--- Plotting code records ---
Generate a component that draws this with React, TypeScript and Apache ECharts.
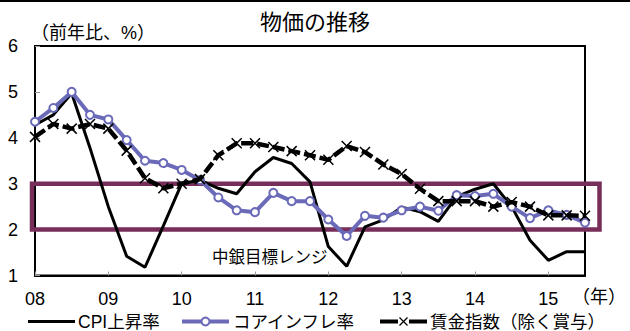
import React, { useEffect, useRef } from "react";
import * as echarts from "echarts";

const categories = [
  "2008Q1", "2008Q2", "2008Q3", "2008Q4",
  "2009Q1", "2009Q2", "2009Q3", "2009Q4",
  "2010Q1", "2010Q2", "2010Q3", "2010Q4",
  "2011Q1", "2011Q2", "2011Q3", "2011Q4",
  "2012Q1", "2012Q2", "2012Q3", "2012Q4",
  "2013Q1", "2013Q2", "2013Q3", "2013Q4",
  "2014Q1", "2014Q2", "2014Q3", "2014Q4",
  "2015Q1", "2015Q2", "2015Q3",
];

const cpi = [
  4.28, 4.5, 4.97, 3.78, 2.5, 1.42, 1.18, 2.08,
  3.0, 3.08, 2.9, 2.78, 3.26, 3.57, 3.44, 3.04,
  1.63, 1.2, 2.06, 2.21, 2.49, 2.39, 2.18, 2.72,
  2.88, 3.0, 2.5, 1.77, 1.33, 1.52, 1.52,
];

const core = [
  4.35, 4.65, 5.0, 4.5, 4.4, 3.95, 3.5, 3.45,
  3.3, 3.08, 2.7, 2.42, 2.38, 2.8, 2.62, 2.62,
  2.22, 1.86, 2.3, 2.26, 2.42, 2.5, 2.41, 2.75,
  2.73, 2.78, 2.5, 2.25, 2.42, 2.32, 2.15,
];

const wage = [
  4.02, 4.3, 4.2, 4.3, 4.2, 3.72, 3.12, 2.9,
  3.0, 3.1, 3.62, 3.88, 3.88, 3.8, 3.71, 3.62,
  3.52, 3.82, 3.69, 3.42, 3.21, 2.89, 2.62, 2.62,
  2.62, 2.5, 2.6, 2.5, 2.31, 2.31, 2.3,
];

const seriesNames = ["CPI上昇率", "コアインフレ率", "賃金指数（除く賞与）"];
const targetRange = [2, 3];

const FONT = "'Liberation Sans', Arial, 'Noto Sans CJK JP', sans-serif";
const BLUE = "#6A6AB9";

export default function App() {
  const ref = useRef<HTMLDivElement>(null);

  useEffect(() => {
    document.body.style.margin = "0";
    if (!ref.current) return;
    const chart = echarts.init(ref.current, null, { renderer: "svg" });
    const gridLeft = 35;
    const gridRight = 45;
    const gridTop = 46;
    const gridBottom = 55.5;

    chart.setOption({
      animation: false,
      backgroundColor: "#fff",
      textStyle: { fontFamily: FONT },
      grid: {
        left: gridLeft,
        right: gridRight,
        top: gridTop,
        bottom: gridBottom,
        show: true,
        borderColor: "#000",
        borderWidth: 2,
        backgroundColor: "transparent",
      },
      xAxis: {
        type: "category",
        data: categories,
        boundaryGap: false,
        axisLine: { lineStyle: { color: "#000", width: 2 } },
        axisTick: {
          show: true,
          inside: true,
          length: 4,
          interval: 3,
          lineStyle: { color: "#999", width: 1 },
        },
        axisLabel: {
          interval: 3,
          margin: 14,
          color: "#000",
          fontSize: 18,
          fontFamily: FONT,
          formatter: (v: string) => v.slice(2, 4),
        },
        splitLine: { show: false },
      },
      yAxis: {
        type: "value",
        min: 1,
        max: 6,
        interval: 1,
        axisLine: { show: true, lineStyle: { color: "#000", width: 2 } },
        axisTick: {
          show: true,
          inside: true,
          length: 5,
          lineStyle: { color: "#999", width: 1 },
        },
        axisLabel: {
          margin: 17,
          color: "#000",
          fontSize: 18,
          fontFamily: FONT,
        },
        splitLine: { show: false },
      },
      legend: { show: false },
      series: [
        {
          name: seriesNames[0],
          type: "line",
          data: cpi,
          symbol: "none",
          lineStyle: { color: "#000", width: 3 },
          itemStyle: { color: "#000" },
          z: 3,
        },
        {
          name: seriesNames[1],
          type: "line",
          data: core,
          symbol: "circle",
          symbolSize: 8,
          lineStyle: { color: BLUE, width: 4 },
          itemStyle: { color: "#fff", borderColor: BLUE, borderWidth: 2 },
          z: 4,
        },
        {
          name: seriesNames[2],
          type: "line",
          data: wage,
          symbol: "path://M0 0L10 10M10 0L0 10",
          symbolSize: 10,
          lineStyle: { color: "#000", width: 4.5, type: [12, 4] },
          itemStyle: { color: "transparent", borderColor: "#000", borderWidth: 1.5 },
          z: 5,
        },
      ],
    });

    const yTop = chart.convertToPixel({ yAxisIndex: 0 }, targetRange[1]) as number;
    const yBot = chart.convertToPixel({ yAxisIndex: 0 }, targetRange[0]) as number;
    const plotRight = 630 - gridRight;
    const ly = 321.5;

    const legendText = (x: number, text: string) => ({
      type: "text",
      x,
      y: ly,
      style: { text, fontSize: 17.5, fill: "#000", fontFamily: FONT, verticalAlign: "middle" },
    });

    chart.setOption({
      graphic: [
        {
          type: "line",
          shape: { x1: 0, y1: 1, x2: 630, y2: 1 },
          style: { stroke: "#000", lineWidth: 2 },
        },
        {
          type: "rect",
          z: 1,
          shape: { x: gridLeft - 3, y: yTop, width: plotRight + 14.5 - (gridLeft - 3), height: yBot - yTop },
          style: { fill: "none", stroke: "#772E5A", lineWidth: 4.5 },
        },
        {
          type: "text",
          left: "center",
          top: 11,
          style: { text: "物価の推移", fontSize: 22, fill: "#000", fontFamily: FONT },
        },
        {
          type: "text",
          x: 31,
          y: 24,
          style: { text: "（前年比、%）", fontSize: 18, fill: "#000", fontFamily: FONT },
        },
        {
          type: "text",
          x: 212,
          y: 249,
          z: 10,
          style: { text: "中銀目標レンジ", fontSize: 16.5, fill: "#000", fontFamily: FONT },
        },
        {
          type: "text",
          x: 572,
          y: 288,
          style: { text: "（年）", fontSize: 18, fill: "#000", fontFamily: FONT },
        },
        // legend: CPI
        {
          type: "line",
          shape: { x1: 28, y1: ly, x2: 75, y2: ly },
          style: { stroke: "#000", lineWidth: 3 },
        },
        legendText(78, seriesNames[0]),
        // legend: core
        {
          type: "line",
          shape: { x1: 182, y1: ly, x2: 229, y2: ly },
          style: { stroke: BLUE, lineWidth: 4 },
        },
        {
          type: "circle",
          shape: { cx: 205.5, cy: ly, r: 4 },
          style: { fill: "#fff", stroke: BLUE, lineWidth: 2 },
        },
        legendText(233, seriesNames[1]),
        // legend: wage
        {
          type: "line",
          shape: { x1: 380, y1: ly, x2: 398, y2: ly },
          style: { stroke: "#000", lineWidth: 4 },
        },
        {
          type: "line",
          shape: { x1: 409, y1: ly, x2: 427, y2: ly },
          style: { stroke: "#000", lineWidth: 4 },
        },
        {
          type: "line",
          shape: { x1: 399.5, y1: ly - 4, x2: 407.5, y2: ly + 4 },
          style: { stroke: "#000", lineWidth: 1.2 },
        },
        {
          type: "line",
          shape: { x1: 407.5, y1: ly - 4, x2: 399.5, y2: ly + 4 },
          style: { stroke: "#000", lineWidth: 1.2 },
        },
        legendText(430, seriesNames[2]),
      ],
    });

    return () => chart.dispose();
  }, []);

  return <div ref={ref} style={{ width: 630, height: 331 }} />;
}
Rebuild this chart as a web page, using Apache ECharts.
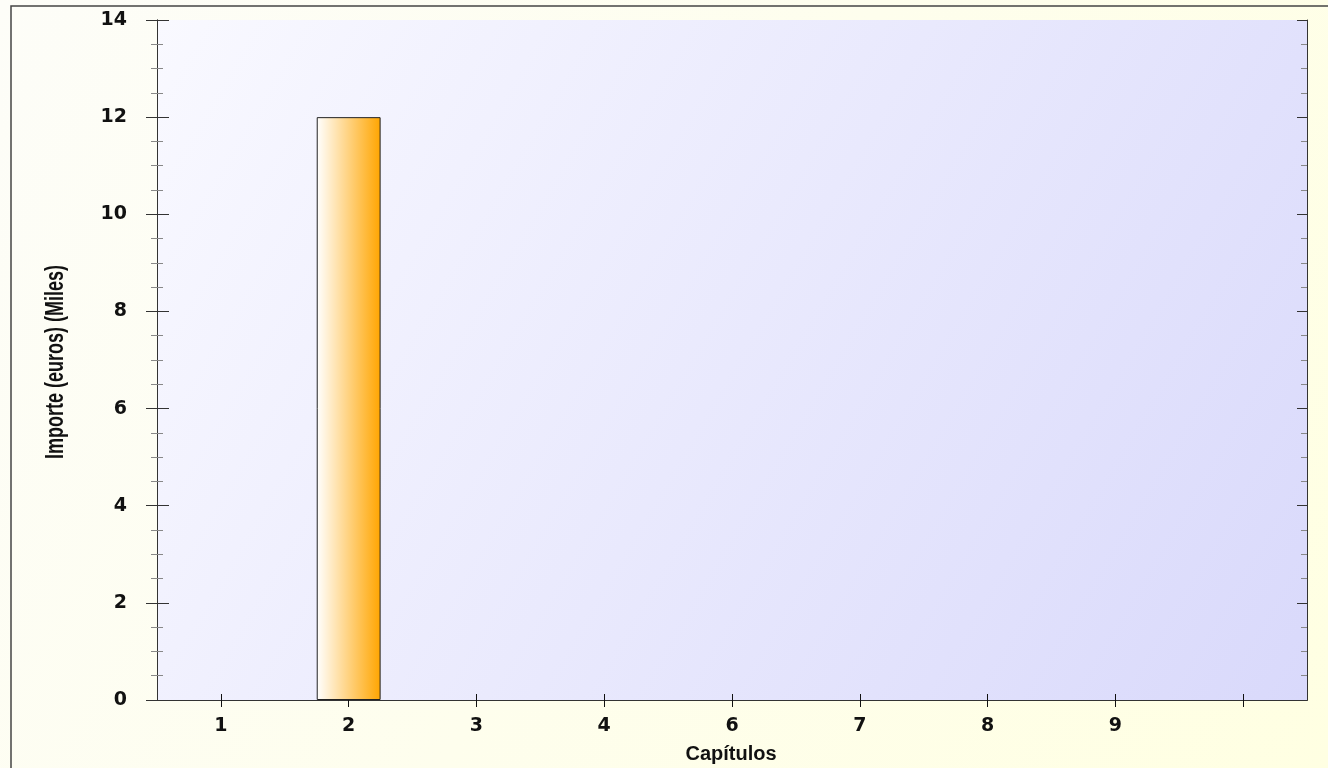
<!DOCTYPE html>
<html>
<head>
<meta charset="utf-8">
<script src="https://cdn.jsdelivr.net/npm/echarts@6/dist/echarts.min.js"></script>
<style>html,body{margin:0;padding:0;}#c{width:1328px;height:768px;}</style>
</head>
<body>
<div id="c"></div>
<script>
var categories = ['1', '2', '3', '4', '6', '7', '8', '9', ''];
var importes = [0, 12, 0, 0, 0, 0, 0, 0, 0];
var yTicks = { min: 0, max: 14, interval: 2 };
var xTitle = 'Capítulos';
var yTitle = 'Importe (euros) (Miles)';

var chart = echarts.init(document.getElementById('c'));
var lineCol = '#333';
var labelFont = { fontFamily: 'DejaVu Sans', fontWeight: 'bold', fontSize: 19, color: '#111' };

function yAx(pos, inside, len, minorLen, showLabel) {
  return {
    type: 'value', position: pos, offset: 0,
    min: yTicks.min, max: yTicks.max, interval: yTicks.interval,
    axisLine: { show: true, lineStyle: { color: lineCol, width: 1 } },
    axisTick: { show: true, inside: inside, length: len, lineStyle: { color: lineCol } },
    minorTick: { show: true, splitNumber: 4, length: minorLen, lineStyle: { color: '#888' } },
    axisLabel: Object.assign({ show: showLabel, margin: 30 }, labelFont),
    splitLine: { show: false }
  };
}
function xAx(pos, inside, len, showLabel) {
  return {
    type: 'category', position: pos, offset: 0, data: categories, boundaryGap: true,
    axisLine: { show: true, lineStyle: { color: lineCol, width: 1 } },
    axisTick: { show: true, inside: inside, length: len, alignWithLabel: true, lineStyle: { color: '#111' } },
    axisLabel: Object.assign({ show: showLabel, margin: 17 }, labelFont),
    splitLine: { show: false }
  };
}

chart.setOption({
  animation: false,
  backgroundColor: new echarts.graphic.LinearGradient(0, 0, 1, 1, [
    { offset: 0, color: '#FDFDF8' }, { offset: 1, color: '#FFFFE2' }
  ]),
  grid: {
    left: 157, right: 21, top: 20, bottom: 68, show: true, borderWidth: 0,
    backgroundColor: new echarts.graphic.LinearGradient(0, 0, 1, 1, [
      { offset: 0, color: '#F9F9FF' }, { offset: 1, color: '#D9D9FB' }
    ])
  },
  xAxis: [xAx('bottom', false, 7, true), xAx('bottom', true, 6, false), xAx('top', true, 6, false)],
  yAxis: [yAx('left', false, 11, 6, true), yAx('left', true, 12, 6, false), yAx('right', true, 10, 6, false)],
  series: [{
    type: 'bar', xAxisIndex: 0, yAxisIndex: 0, barWidth: '50%',
    data: importes.map(function (v) {
      return v === 0 ? { value: v, itemStyle: { borderWidth: 0, opacity: 0 } } : v;
    }),
    itemStyle: {
      color: new echarts.graphic.LinearGradient(0, 0, 1, 0, [
        { offset: 0, color: '#FFFFFF' }, { offset: 1, color: '#FFA500' }
      ]),
      borderColor: '#222', borderWidth: 1
    }
  }],
  graphic: [
    { type: 'rect', shape: { x: 11, y: 6, width: 1400, height: 800 }, style: { fill: 'none', stroke: '#444', lineWidth: 1.5 }, z: 100 },
    { type: 'text', x: 731, y: 754, style: { text: xTitle, fontFamily: 'Liberation Sans', fontWeight: 'bold', fontSize: 20, fill: '#111', textAlign: 'center', textVerticalAlign: 'middle' } },
    { type: 'text', x: 56, y: 362, rotation: Math.PI / 2, scaleX: 0.72, style: { text: yTitle, fontFamily: 'Liberation Sans', fontWeight: 'bold', fontSize: 25, fill: '#111', textAlign: 'center', textVerticalAlign: 'middle' } }
  ]
});
</script>
</body>
</html>
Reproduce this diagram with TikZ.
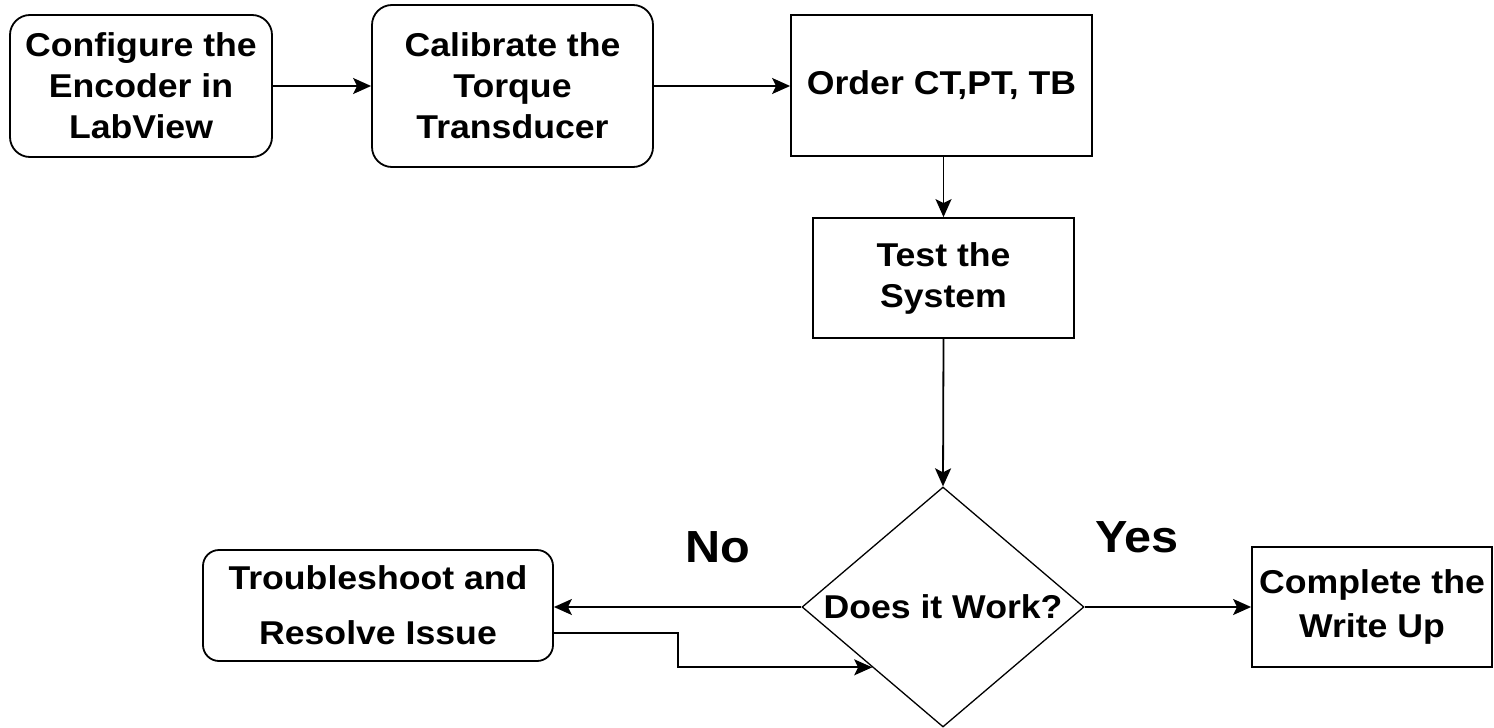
\documentclass[tikz,border=0pt]{standalone}
\usepackage{fontspec}
\setmainfont{Liberation Sans}[FakeStretch=1.08]
\usetikzlibrary{shapes.geometric,arrows.meta}
\begin{document}
\begin{tikzpicture}[x=1pt,y=-1pt,
  box/.style={draw=black, line width=1.8pt, fill=white, inner sep=0pt, align=center,
    font=\fontsize{33}{41}\selectfont\bfseries},
  rbox/.style={box, rounded corners=20pt},
  dec/.style={box, diamond, line width=1.3pt},
  txt/.style={inner sep=0pt, align=center, font=\fontsize{33}{41}\selectfont\bfseries},
  lbl/.style={inner sep=0pt, font=\fontsize{45}{50}\selectfont\bfseries},
  arr/.style={line width=1.8pt, -{Stealth[length=18pt,width=16pt,inset=4pt]}}]
\useasboundingbox[fill=white] (0,0) rectangle (1494,728);

\node[rbox, minimum width=262pt, minimum height=142pt] (c1) at (141,86) {Configure the\\Encoder in\\LabView};
\node[rbox, minimum width=281pt, minimum height=162pt] (c2) at (512.5,86) {Calibrate the\\Torque\\Transducer};
\node[box, minimum width=301pt, minimum height=141pt] (c3) at (941.5,85.5) {Order CT,PT, TB};
\node[box, minimum width=261pt, minimum height=120pt] (c4) at (943.5,278) {Test the\\System};
\node[dec, minimum width=282pt, minimum height=240pt] (d) at (943,607) {};
\node[txt] (dt) at (d.center) {Does it Work?};
\node[rbox, rounded corners=16pt, minimum width=350pt, minimum height=111pt,
  font=\fontsize{33}{55}\selectfont\bfseries] (c5) at (378,605.5) {Troubleshoot and\\Resolve Issue};
\node[box, minimum width=240pt, minimum height=120pt,
  font=\fontsize{33}{44}\selectfont\bfseries] (c6) at (1372,607) {Complete the\\Write Up};

\node[lbl] (no) at (718,547) {No};
\node[lbl] (yes) at (1137,537) {Yes};

\draw[arr] (c1.east) -- (c2.west);
\draw[arr] (c2.east) -- (c3.west |- c2.east);
\draw[arr] (c3.south -| c4.north) -- (c4.north);
\draw[arr] (c4.south) -- (d.north);
\draw[arr] (d.west) -- (c5.east |- d.west);
\draw[arr] (d.east) -- (c6.west);
\draw[arr] ([yshift=-27.5pt]c5.east) -- ++(124,0) |- (d.south west);
\end{tikzpicture}
\end{document}
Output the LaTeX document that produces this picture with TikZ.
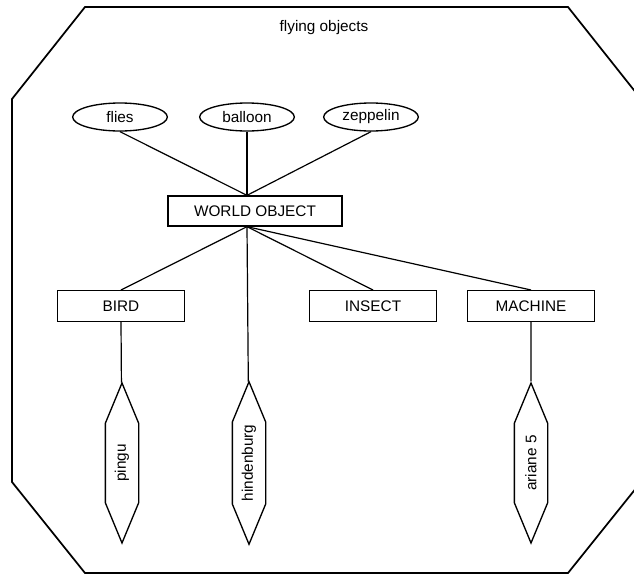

--- Exercise requirements ---
Pictures excluded, repeat exactly the lines from the top of the material through the line with "const gridBottom = 55.5;", including both of those lines.

--- Full output ---
Generate a component that draws this with React, TypeScript and Apache ECharts.
import React, { useEffect, useRef } from "react";
import * as echarts from "echarts";

const categories = [
  "2008Q1", "2008Q2", "2008Q3", "2008Q4",
  "2009Q1", "2009Q2", "2009Q3", "2009Q4",
  "2010Q1", "2010Q2", "2010Q3", "2010Q4",
  "2011Q1", "2011Q2", "2011Q3", "2011Q4",
  "2012Q1", "2012Q2", "2012Q3", "2012Q4",
  "2013Q1", "2013Q2", "2013Q3", "2013Q4",
  "2014Q1", "2014Q2", "2014Q3", "2014Q4",
  "2015Q1", "2015Q2", "2015Q3",
];

const cpi = [
  4.28, 4.5, 4.97, 3.78, 2.5, 1.42, 1.18, 2.08,
  3.0, 3.08, 2.9, 2.78, 3.26, 3.57, 3.44, 3.04,
  1.63, 1.2, 2.06, 2.21, 2.49, 2.39, 2.18, 2.72,
  2.88, 3.0, 2.5, 1.77, 1.33, 1.52, 1.52,
];

const core = [
  4.35, 4.65, 5.0, 4.5, 4.4, 3.95, 3.5, 3.45,
  3.3, 3.08, 2.7, 2.42, 2.38, 2.8, 2.62, 2.62,
  2.22, 1.86, 2.3, 2.26, 2.42, 2.5, 2.41, 2.75,
  2.73, 2.78, 2.5, 2.25, 2.42, 2.32, 2.15,
];

const wage = [
  4.02, 4.3, 4.2, 4.3, 4.2, 3.72, 3.12, 2.9,
  3.0, 3.1, 3.62, 3.88, 3.88, 3.8, 3.71, 3.62,
  3.52, 3.82, 3.69, 3.42, 3.21, 2.89, 2.62, 2.62,
  2.62, 2.5, 2.6, 2.5, 2.31, 2.31, 2.3,
];

const seriesNames = ["CPI上昇率", "コアインフレ率", "賃金指数（除く賞与）"];
const targetRange = [2, 3];

const FONT = "'Liberation Sans', Arial, 'Noto Sans CJK JP', sans-serif";
const BLUE = "#6A6AB9";

export default function App() {
  const ref = useRef<HTMLDivElement>(null);

  useEffect(() => {
    document.body.style.margin = "0";
    if (!ref.current) return;
    const chart = echarts.init(ref.current, null, { renderer: "svg" });
    const gridLeft = 35;
    const gridRight = 45;
    const gridTop = 46;
    const gridBottom = 55.5;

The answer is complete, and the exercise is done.